The company naturally attracts creative people like himself, so Gabrelcik has learned to balance that out with those who are more orderly, who can help cross the t’s and dot the i’s.
The innovative culture also is nurtured by giving his employees room to fail by testing new ideas on a small scale.
Building up jobs
Gabrelcik started LSI in 1997. For a decade, he focused on making a decent income and spending time with his family, including his six children.
He found a niche focusing on specialty products, making high-performance additives and engine oils for industrial and commercial applications, including the flagship product, Hot Shot’s Secret Stiction Eliminator.
As his children grew older, Gabrelcik realized there weren’t many jobs in Morrow County.

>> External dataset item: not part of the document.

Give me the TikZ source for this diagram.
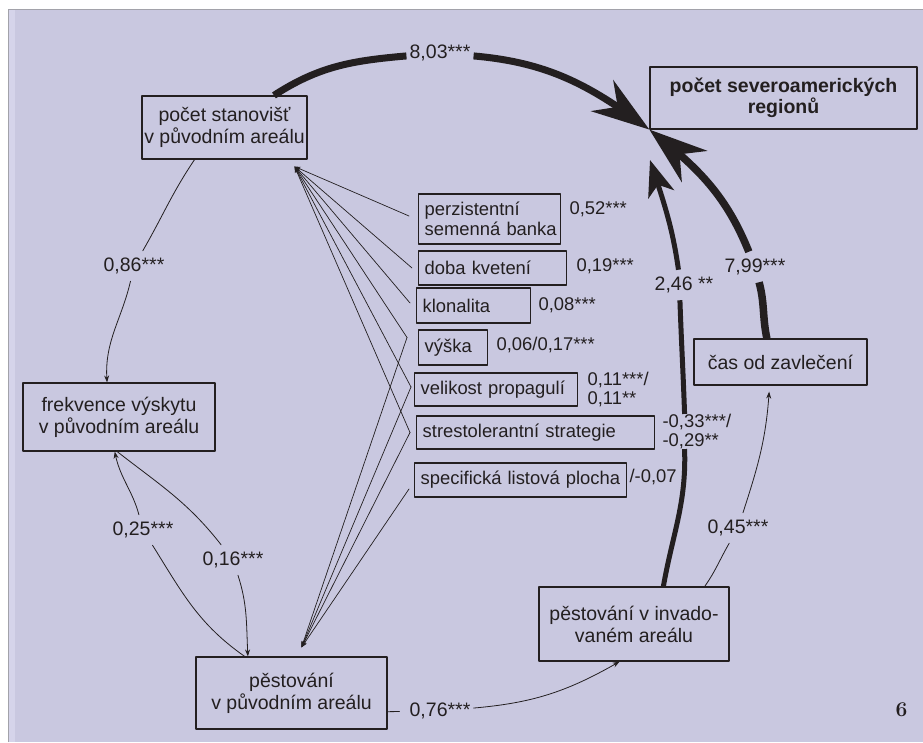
\documentclass[tikz,border=0pt]{standalone}
\usepackage{fontspec}
\setsansfont{Liberation Sans}
\usepackage{tikz}
\usetikzlibrary{arrows.meta, bending, calc, positioning}
\definecolor{sv-bg}{HTML}{C9C8E0}
\definecolor{sv-strip}{HTML}{D5D4EA}
\definecolor{sv-frame}{HTML}{A2A2AA}
\definecolor{sv-ink}{HTML}{231F20}

\begin{document}
\begin{tikzpicture}[x=1pt, y=1pt, >={Stealth[length=7pt, width=5pt]},
  line cap=round, line join=round, text=sv-ink,
  font=\sffamily\fontsize{19.5}{22}\selectfont,
  box/.style={draw=sv-ink, line width=1.2pt, align=center, inner sep=0pt},
  trait/.style={draw=sv-ink, line width=1.4pt, anchor=west, align=left,
    inner xsep=6pt, inner ysep=0pt, font=\sffamily\fontsize{18.4}{19.5}\selectfont},
  val/.style={inner sep=0pt, align=left, font=\sffamily\fontsize{18.4}{19}\selectfont},
  lab/.style={inner xsep=3pt, inner ysep=7pt},
  thin/.style={draw=sv-ink, line width=0.8pt},
  trline/.style={draw=sv-ink, line width=0.7pt},
  fat/.style={draw=sv-ink, line cap=butt, line width=#1},
  fat/.default=7pt]
  % pozadi
  \useasboundingbox (0,0) rectangle (923,742);
  \fill[white] (0,0) rectangle (923,742);
  \fill[sv-bg] (9,0) rectangle (923,732);
  \fill[sv-strip] (9,0) rectangle (15,732);
  \draw[sv-frame, line width=1.2pt, line cap=butt] (8.6,0) -- (8.6,732.6) -- (923,732.6);

  % hlavni promenne
  \node[box, minimum width=165pt, minimum height=63pt] (stan) at (224.5,614.5) {počet stanovišť\\v původním areálu};
  \node[box, minimum width=267pt, minimum height=62pt,
    font=\sffamily\bfseries\fontsize{19.5}{20.5}\selectfont] (reg) at (783.5,644) {počet severoamerických\\regionů};
  \node[box, minimum width=192pt, minimum height=68pt] (frek) at (119,325) {frekvence výskytu\\v původním areálu};
  \node[box, minimum width=191pt, minimum height=72pt] (pest) at (291.5,49) {pěstování\\v původním areálu};
  \node[box, minimum width=190pt, minimum height=74pt] (inv) at (634,118) {pěstování v invado-\\vaném areálu};
  \node[box, minimum width=173pt, minimum height=46pt] (cas) at (780.5,380) {čas od zavlečení};

  % vlastnosti druhu
  \node[trait, text width=130pt, minimum height=50pt] (perz) at (418,523) {perzistentní\\semenná~banka};
  \node[trait, text width=136pt, minimum height=34pt] (doba) at (418,474) {doba~kvetení};
  \node[trait, text width=102pt, minimum height=35pt] (klon) at (416,436.5) {klonalita};
  \node[trait, text width=57pt, minimum height=35pt] (vys) at (418,394.5) {výška};
  \node[trait, text width=151pt, minimum height=33pt] (vel) at (414,352.5) {velikost~propagulí};
  \node[trait, text width=226pt, minimum height=33pt] (str) at (416,309.5) {strestolerantní~strategie};
  \node[trait, text width=200pt, minimum height=34pt] (spec) at (414,262) {specifická~listová~plocha};

  \node[val, right=8pt of perz, yshift=10pt] (v-perz) {0,52***};
  \node[val, right=9pt of doba, yshift=2pt] (v-doba) {0,19***};
  \node[val, right=7pt of klon] (v-klon) {0,08***};
  \node[val, right=8pt of vys, yshift=2.5pt] (v-vys) {0,06/0,17***};
  \node[val, right=9pt of vel] (v-vel) {0,11***/\\0,11**};
  \node[val, right=7pt of str, yshift=1pt] (v-str) {-0,33***/\\-0,29**};
  \node[val, right=2pt of spec, yshift=3pt] (v-spec) {/-0,07};

  % koeficienty na sipkach
  \node[lab] (l803) at (440,689) {8,03***};
  \node[lab] (l799) at (755,475) {7,99***};
  \node[lab] (l246) at (684,457) {2,46 **};
  \node[lab] (l045) at (738,214) {0,45***};
  \node[lab] (l076) at (440,31) {0,76***};
  \node[lab] (l086) at (134,476) {0,86***};
  \node[lab] (l025) at (143,212) {0,25***};
  \node[lab] (l016) at (233,182) {0,16***};
  \node[font=\rmfamily\bfseries\fontsize{21}{21}\selectfont] (fignum) at (901.5,32) {6};

  \coordinate (hubstan) at ($(stan.south east)+(-13,-7)$);
  \coordinate (hubpest) at ($(pest.north)+(10,9)$);
  \coordinate (tip246) at (650,582);

  % tlusta sipky k poctu regionu
  \draw[fat, -{Stealth[length=58pt, width=38pt, inset=19pt]}] (stan.33) to[out=33, in=185] (l803)
    to[out=-5, in=143] (reg.south west);
  \draw[fat=7.5pt, -{Stealth[length=58pt, width=40pt, inset=19pt]}] (cas.120) to[out=102, in=-75] (l799)
    to[out=112, in=-38] (reg.south west);
  \draw[fat=5pt, -{Stealth[length=36pt, width=27pt, inset=10pt]}] (inv.52) to[out=80, in=-88] (v-str.-125)
    (v-str.125) to[out=92, in=-88] (l246.-105)
    (l246.110) to[out=98, in=-72] (tip246);

  % tenke sipky
  \draw[thin, ->, shorten >=6pt] (inv.28) to[out=55, in=-120] (l045) to[out=72, in=-93] (cas.-115);
  \draw[thin, shorten >=7pt] (pest.-11) -- (l076);
  \draw[thin, ->] (l076) to[out=5, in=-150] (inv.-111);
  \draw[thin, ->] (stan.-133) to[out=-124, in=60] (l086) to[out=-103, in=95] (frek.109);
  \draw[thin, ->] (pest.142) to[out=145, in=-58] (l025) to[out=105, in=-80] (frek.-97);
  \draw[thin, ->] (frek.-93) to[out=-38, in=128] (l016) to[out=-72, in=93] (pest.140);

  % vlastnosti -> stanoviste a pestovani
  \foreach \t/\dx/\dy in {perz/-9/3, doba/-6/0, klon/-6/2.5, vys/-11/10, vel/-3/2.5, str/-6/0}
    \draw[trline, -{Stealth[length=6pt, width=4.5pt]}] ($(\t.west)+(\dx,\dy)$) -- (hubstan);
  \foreach \t/\dx/\dy in {vys/-11/10, vel/-3/2.5, str/-6/0, spec/-5/-9}
    \draw[trline, -{Stealth[length=6pt, width=4.5pt]}] ($(\t.west)+(\dx,\dy)$) -- (hubpest);
\end{tikzpicture}
\end{document}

“That changed my way of thinking to, how can we bring on more people and build out the infrastructure where each person pays for themselves?” he says.
As Gabrelcik created new business units — like a real estate development company to provide affordable housing for employees — and bought two existing companies, LSI became the county’s fourth largest employer, even though it has a workforce of fewer than 40 people.
The company, which generates more than $10 million in revenue, is poised to jump in size again with its latest endeavor, Microwave Renewable Technologies. MRT, an LSI subsidiary, has, over the past three years, developed the TIRE HOG, a mobile machine for recycling tires.
“What’s really great about it is if you have really big tire dump and you wanted to deploy 20 units, you can clean it up in three months,” Gabrelcik says.
The recycled tires go through a process that’s more than 80 percent efficient, and the byproduct is a carbon of high enough quality that it can be reused in tires, he says.
LSI is finishing up its prototype, but already has orders for five machines from a Saudi Arabian company.